Distributed and Data-Driven Decision-Making for Sustainable Power Systems

Abstract

With a large-scale integration of renewable generation, especially wind power and solar energy, significant uncertainty and volatility have been introduced to the control and operation of electric power systems. The increase of power electronics converter-based renewable generation dramatically reduces the inertia level of power systems, leading to faster dynamics and greater control difficulty. Meanwhile, the rapid proliferation of distributed energy resources (DERs), such as solar panels, wind turbines, energy storage, electric vehicles, thermostatically controlled loads, etc., has been witnessed in distribution grids and the demand side. The coordinated dispatch of massive DERs is expected to unlock significant power flexibility that can accommodate a high penetration of renewable generation and enhance system-level efficiency, reliability, and resilience.

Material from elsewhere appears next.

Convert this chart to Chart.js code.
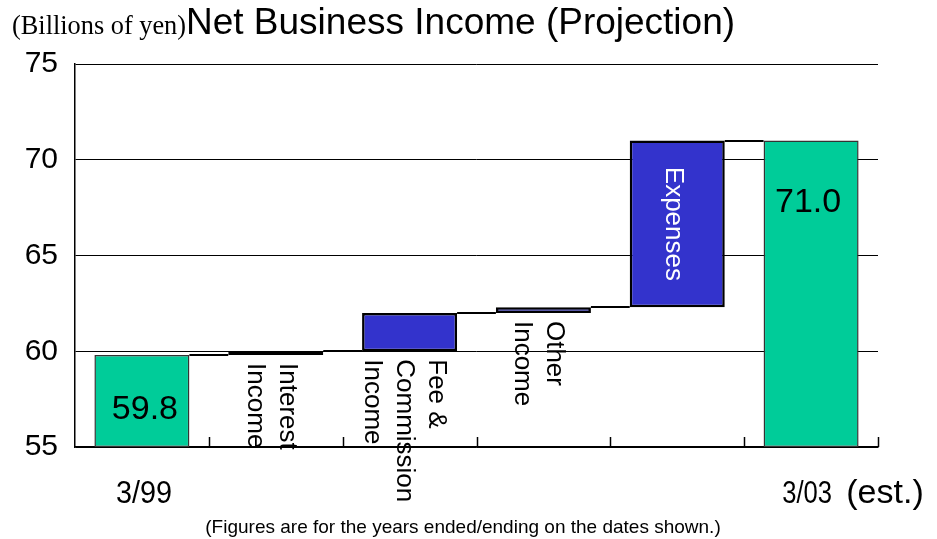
<!DOCTYPE html>
<html>
<head>
<meta charset="utf-8">
<title>Net Business Income (Projection)</title>
<script src="https://cdn.jsdelivr.net/npm/chart.js@4.4.1/dist/chart.umd.min.js"></script>
<style>
  html, body { margin: 0; padding: 0; background: #fff; }
  #wrap { width: 937px; height: 539px; }
</style>
</head>
<body>
<div id="wrap"><canvas id="incomeChart" width="937" height="539"></canvas></div>
<script>
/******************************************* data **/
// categories along the bottom
const categories = ["3/99", "Interest Income", "Fee & Commission Income", "Other Income", "Expenses", "3/03 (est.)"];
// text written under / inside each bar (rotated)
const barLabels = [[], ["Interest", "Income"], ["Fee &", "Commission", "Income"], ["Other", "Income"], ["Expenses"], []];
// billions of yen
const startIncome = 59.8;
const changes = [0.2, 2.0, 0.3, 8.7];
const endIncome = 71.0;
// y axis
const yMin = 55;
const yMax = 75;
const yStep = 5;
// bottom labels
const dateLabels = ["3/99", "3/03", "(est.)"];
const unitLabel = "(Billions of yen)";
const titleText = "Net Business Income (Projection)";
const footnote = "(Figures are for the years ended/ending on the dates shown.)";

/******************************************* build bars **/
const ranges = [[yMin, startIncome]];
let running = startIncome;
changes.forEach((c) => {
  ranges.push([running, running + c]);
  running += c;
});
ranges.push([yMin, endIncome]);

const GREEN = "#00cc99";
const BLUE = "#3333cc";
const FONT = "'Liberation Sans', Arial, sans-serif";

const isTotal = (i) => i === 0 || i === ranges.length - 1;
const barColors = ranges.map((r, i) => (isTotal(i) ? GREEN : BLUE));
const barBorders = ranges.map((r, i) => (isTotal(i) ? "#333" : "#000"));
const barBorderWidths = ranges.map((r, i) => (isTotal(i) ? 1.5 : 2.5));

/******************************************* plugins **/
// step lines between bars, tick marks, and all the text
const waterfallPlugin = {
  id: "waterfall",
  afterDatasetsDraw(chart) {
    const ctx = chart.ctx;
    const meta = chart.getDatasetMeta(0);
    const y = chart.scales.y;
    ctx.save();
    ctx.strokeStyle = "#000";
    ctx.lineWidth = 2;
    for (let i = 0; i < meta.data.length - 1; i++) {
      const a = meta.data[i];
      const b = meta.data[i + 1];
      const py = Math.round(y.getPixelForValue(ranges[i][1]));
      ctx.beginPath();
      ctx.moveTo(a.x + a.width / 2, py);
      ctx.lineTo(b.x - b.width / 2, py);
      ctx.stroke();
    }
    ctx.restore();
  },
  afterDraw(chart) {
    const ctx = chart.ctx;
    const meta = chart.getDatasetMeta(0);
    const x = chart.scales.x;
    const y = chart.scales.y;
    const area = chart.chartArea;

    ctx.save();
    // tick marks on the bottom axis, pointing up
    ctx.strokeStyle = "#000";
    ctx.lineWidth = 1.5;
    for (let i = 0; i < categories.length; i++) {
      let tx;
      if (i < categories.length - 1) {
        tx = (x.getPixelForValue(i) + x.getPixelForValue(i + 1)) / 2;
      } else {
        tx = area.right;
      }
      tx = Math.round(tx) + 0.5;
      ctx.beginPath();
      ctx.moveTo(tx, area.bottom);
      ctx.lineTo(tx, area.bottom - 10);
      ctx.stroke();
    }

    // rotated bar captions
    ctx.fillStyle = "#000";
    ctx.font = "26px " + FONT;
    barLabels.forEach((lines, i) => {
      if (!lines.length) return;
      const bar = meta.data[i];
      const bottom = y.getPixelForValue(ranges[i][0]);
      const top = y.getPixelForValue(ranges[i][1]);
      const inside = lines.length === 1;
      ctx.save();
      if (inside) {
        ctx.translate(bar.x - 4, (top + bottom) / 2);
        ctx.rotate(Math.PI / 2);
        ctx.textAlign = "center";
        ctx.fillStyle = "#fff";
      } else {
        ctx.translate(bar.x - 5, bottom + 8);
        ctx.rotate(Math.PI / 2);
        ctx.textAlign = "left";
      }
      ctx.textBaseline = "middle";
      lines.forEach((line, j) => {
        ctx.fillText(line, 0, (j - (lines.length - 1) / 2) * 32);
      });
      ctx.restore();
    });

    // values inside the two green bars
    ctx.font = "34px " + FONT;
    ctx.textAlign = "center";
    ctx.textBaseline = "middle";
    const first = meta.data[0];
    const last = meta.data[meta.data.length - 1];
    ctx.fillText(startIncome.toFixed(1), first.x + 3, y.getPixelForValue(startIncome) + 55);
    ctx.fillText(endIncome.toFixed(1), last.x - 3, y.getPixelForValue(endIncome) + 62);

    // date labels under the axis (narrow figures)
    ctx.textBaseline = "alphabetic";
    ctx.font = "32px " + FONT;
    drawNarrow(ctx, dateLabels[0], x.getPixelForValue(0) + 2, 503, 0.9, "center");
    drawNarrow(ctx, dateLabels[1], x.getPixelForValue(categories.length - 1) - 4, 503, 0.8, "center");
    ctx.font = "34px " + FONT;
    drawNarrow(ctx, dateLabels[2], 885, 503, 1, "center");

    // footnote
    ctx.font = "19px " + FONT;
    ctx.textAlign = "center";
    ctx.fillText(footnote, 463, 533);

    // title and units
    ctx.textAlign = "left";
    ctx.font = "37px " + FONT;
    ctx.fillText(titleText, 186, 34);
    ctx.font = "28px 'Liberation Serif', 'Times New Roman', serif";
    const w = ctx.measureText(unitLabel).width;
    drawNarrow(ctx, unitLabel, 12, 34, 174 / w, "left");
    ctx.restore();
  },
};

// draw text squeezed horizontally
function drawNarrow(ctx, text, px, py, sx, align) {
  ctx.save();
  ctx.translate(px, py);
  ctx.scale(sx, 1);
  ctx.textAlign = align;
  ctx.fillText(text, 0, 0);
  ctx.restore();
}

/******************************************* chart **/
const chart = new Chart(document.getElementById("incomeChart"), {
  type: "bar",
  data: {
    labels: categories,
    datasets: [
      {
        data: ranges,
        backgroundColor: barColors,
        borderColor: barBorders,
        borderWidth: barBorderWidths,
        borderSkipped: false,
        categoryPercentage: 1,
        barPercentage: 0.71,
      },
    ],
  },
  options: {
    responsive: false,
    animation: false,
    layout: { padding: { top: 64, right: 59, bottom: 92, left: 0 } },
    plugins: {
      legend: { display: false },
      tooltip: { enabled: false },
    },
    scales: {
      x: {
        grid: { display: false, drawTicks: false },
        border: { display: true, color: "#000", width: 1.5 },
        ticks: { display: false },
        afterFit: (s) => { s.height = 0; },
      },
      y: {
        min: yMin,
        max: yMax,
        ticks: {
          stepSize: yStep,
          color: "#000",
          font: { size: 30, family: FONT },
          padding: 17,
        },
        grid: { color: "#000", lineWidth: 1, drawTicks: false },
        border: { display: true, color: "#000", width: 1.5 },
        afterFit: (s) => { s.width = 75; },
      },
    },
  },
  plugins: [waterfallPlugin],
});
</script>
</body>
</html>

This dissertation studies the schemes that exploit the power flexibility of massive DERs to improve the control and operation of sustainable power systems and focuses on addressing the two critical challenges: 1) uncertainty and unknown model information, and 2) the scalability issue of coordinating a vast amount of DERs. Accordingly, this dissertation develops data-driven and distributed decision-making algorithms to tackle these two challenges. In particular, this dissertation studies four key problems in sustainable power systems, including frequency regulation, voltage control, power flexibility aggregation, and demand response in Chapter 2 - Chapter 5, respectively.

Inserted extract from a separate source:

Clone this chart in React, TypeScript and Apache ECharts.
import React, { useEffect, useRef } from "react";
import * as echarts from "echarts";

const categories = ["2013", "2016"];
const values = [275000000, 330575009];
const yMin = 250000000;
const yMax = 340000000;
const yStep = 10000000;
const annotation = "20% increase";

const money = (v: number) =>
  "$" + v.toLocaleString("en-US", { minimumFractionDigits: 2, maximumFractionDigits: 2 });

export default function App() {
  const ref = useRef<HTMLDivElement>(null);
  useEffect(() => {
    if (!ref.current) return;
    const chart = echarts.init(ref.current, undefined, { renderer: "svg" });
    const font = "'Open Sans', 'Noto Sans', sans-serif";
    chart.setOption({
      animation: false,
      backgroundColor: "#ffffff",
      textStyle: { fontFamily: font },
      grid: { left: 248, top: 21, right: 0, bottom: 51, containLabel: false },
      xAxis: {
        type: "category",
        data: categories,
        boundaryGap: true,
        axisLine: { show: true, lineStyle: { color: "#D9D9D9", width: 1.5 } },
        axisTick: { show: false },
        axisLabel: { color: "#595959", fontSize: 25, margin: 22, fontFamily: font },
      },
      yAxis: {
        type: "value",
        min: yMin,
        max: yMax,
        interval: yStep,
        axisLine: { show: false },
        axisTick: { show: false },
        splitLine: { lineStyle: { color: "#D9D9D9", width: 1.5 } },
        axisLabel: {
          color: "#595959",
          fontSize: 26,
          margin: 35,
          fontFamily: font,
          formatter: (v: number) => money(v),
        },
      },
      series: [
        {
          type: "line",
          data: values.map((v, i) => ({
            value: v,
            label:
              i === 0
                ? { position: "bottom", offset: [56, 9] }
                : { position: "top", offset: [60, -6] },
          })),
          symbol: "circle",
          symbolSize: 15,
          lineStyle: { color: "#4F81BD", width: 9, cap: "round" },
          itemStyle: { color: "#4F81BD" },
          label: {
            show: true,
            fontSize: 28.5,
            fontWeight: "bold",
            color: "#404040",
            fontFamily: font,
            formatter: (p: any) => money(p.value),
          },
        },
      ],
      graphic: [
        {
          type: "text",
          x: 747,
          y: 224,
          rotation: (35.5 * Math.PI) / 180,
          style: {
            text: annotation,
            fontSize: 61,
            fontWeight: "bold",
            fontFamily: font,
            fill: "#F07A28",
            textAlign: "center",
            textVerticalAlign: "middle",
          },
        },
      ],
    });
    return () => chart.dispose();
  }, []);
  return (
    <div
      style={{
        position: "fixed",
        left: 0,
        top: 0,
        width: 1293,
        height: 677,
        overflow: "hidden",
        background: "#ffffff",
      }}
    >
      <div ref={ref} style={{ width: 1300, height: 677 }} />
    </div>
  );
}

Chapter 2 develops a fully distributed automatic load control (ALC) algorithm for frequency regulation by reversely engineering power system dynamics as primal-dual solution schemes. The ALC algorithm only needs local measurement and local communication, and globally converges to an optimal operating point that minimizes the total cost, restores the nominal frequency and the scheduled tie-line power flows, and respects the load capacity limits and the line thermal constraints. The global exponential convergence and tracking performance of ALC are analyzed as well.

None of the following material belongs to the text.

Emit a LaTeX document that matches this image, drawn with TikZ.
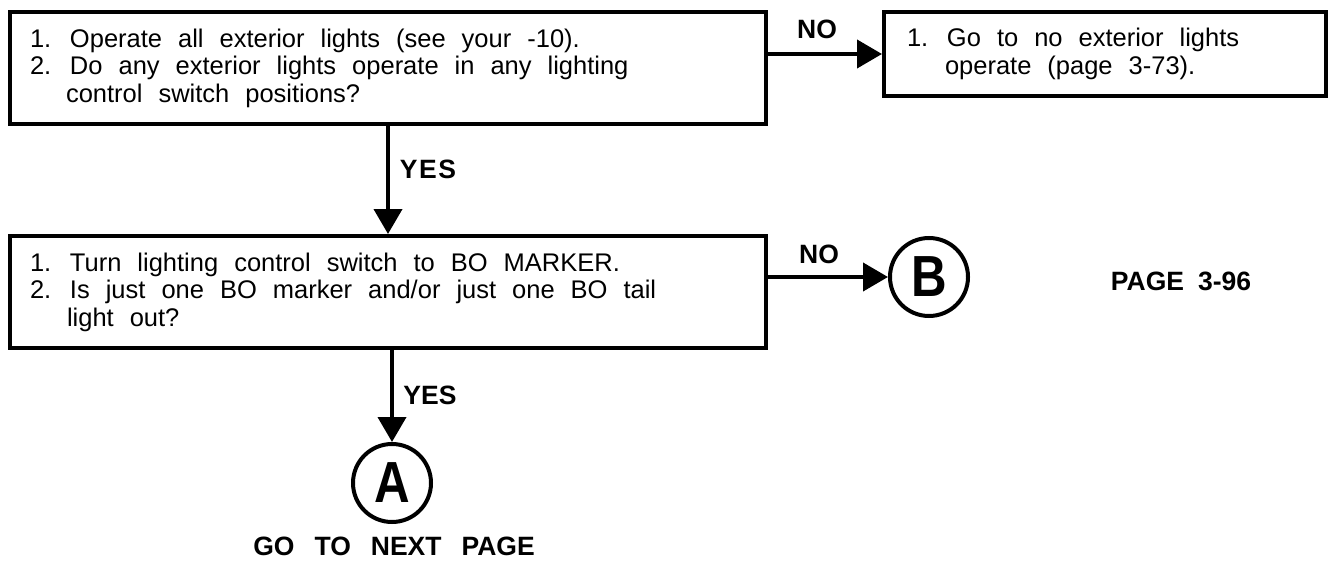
\documentclass[tikz,border=0pt]{standalone}
\usepackage{fontspec}
\setmainfont{Liberation Sans}
\usetikzlibrary{arrows.meta}
\newcommand{\num}[1]{\makebox[40pt][l]{#1}}
\newcommand{\bodyfont}{\fontsize{25.5}{27.5}\selectfont}
\newcommand{\wide}{\spaceskip=16pt plus 1pt minus 1pt\xspaceskip=16pt plus 1pt minus 1pt\relax}
\begin{document}
\begin{tikzpicture}[x=1pt,y=-1pt,
  box/.style={draw,line width=4pt,minimum height=112pt,text width=716pt,inner xsep=20pt,inner ysep=0pt,align=left,font=\bodyfont},
  sbox/.style={draw,line width=4pt,minimum height=84pt,text width=396pt,inner xsep=23pt,inner ysep=0pt,align=left,font=\bodyfont},
  circ/.style={circle,draw,line width=4pt,minimum size=78pt,inner sep=0pt,font=\fontsize{58}{58}\selectfont\bfseries},
  lbl/.style={inner sep=0pt,font=\fontsize{26.5}{26.5}\selectfont\bfseries},
  arr/.style={line width=4pt,-{Triangle[length=25pt,width=28pt]}}]
\useasboundingbox (0,0) rectangle (1332,564);
\node[box] (b1) at (388,68) {\wide\num{1.}Operate all exterior lights (see your -10).\\
\wide\num{2.}Do any exterior lights operate in any lighting\\
\wide\hspace*{36pt}control switch positions?};
\node[sbox] (n1) at (1105,54) {\wide\num{1.}Go to no exterior lights\\
\wide\hspace*{38pt}operate (page 3-73).};
\node[box] (b2) at (388,292) {\wide\num{1.}Turn lighting control switch to BO MARKER.\\
\wide\num{2.}Is just one BO marker and/or just one BO tail\\
\wide\hspace*{37pt}light out?};
\node[circ] (B) at (929,277) {\scalebox{0.85}[1]{B}};
\node[circ] (A) at (392,483) {\scalebox{0.85}[1]{A}};
\node[lbl] (no1) at (817,29) {NO};
\node[lbl] (yes1) at (428,169) {Y\hspace{1.5pt}E\hspace{1.5pt}S};
\node[lbl] (no2) at (819,254) {NO};
\node[lbl] (yes2) at (430,395) {YES};
\node[lbl] (pg) at (1181,281) {PAGE\hspace{14pt}3-96};
\node[lbl] (next) at (394,546) {GO\hspace{20pt}TO\hspace{20pt}NEXT\hspace{20pt}PAGE};
\draw[arr] (b1.east |- n1.west) -- (n1.west);
\draw[arr] (b1.south) -- (b2.north);
\draw[arr] (b2.east |- B.west) -- (B.west);
\draw[arr] (b2.south -| A.north) -- (A.north);
\end{tikzpicture}
\end{document}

Chapter 3 proposes a model-free optimal voltage control (MF-OVC) algorithm based on projected primal-dual gradient dynamics and the continuous-time zeroth-order method (extremum seeking control). The MF-OVC algorithm i) operates purely based on voltage measurements and does not require any other model information, ii) can drive the voltage magnitudes back to the acceptable range, iii) satisfies the power capacity constraints all the time, iv) minimizes the total operating cost, and v) is implemented in a decentralized fashion. We prove that the MF-OVC algorithm is semi-globally practically asymptotically stable and is structurally robust to small measurement noises.

Chapter 4 studies distribution-level power flexibility aggregation strategies to effectively harness the collective flexibility from massive DERs for transmission-distribution (T-D) interaction. We propose two schemes to model and quantify the aggregate power flexibility, i.e., the net power injection achievable at the substation, in unbalanced distribution systems over time, considering network constraints and multi-phase unbalanced modeling. A distributed model predictive control (MPC) framework is then developed for the practical implementation of T-D interaction.

Chapter 5 studies the user selection problem and the air conditioner (AC) load control problem in incentive-based residential demand response (DR). The critical challenge is that the user opt-out behaviors are uncertain and unknown in practice. Hence, we adopt online learning techniques to learn the user behaviors through interactions and observations, and integrate them with the decision-making process. Based on the Thompson sampling framework, we propose online learning and decision algorithms to select the right users and optimally control AC loads in DR events.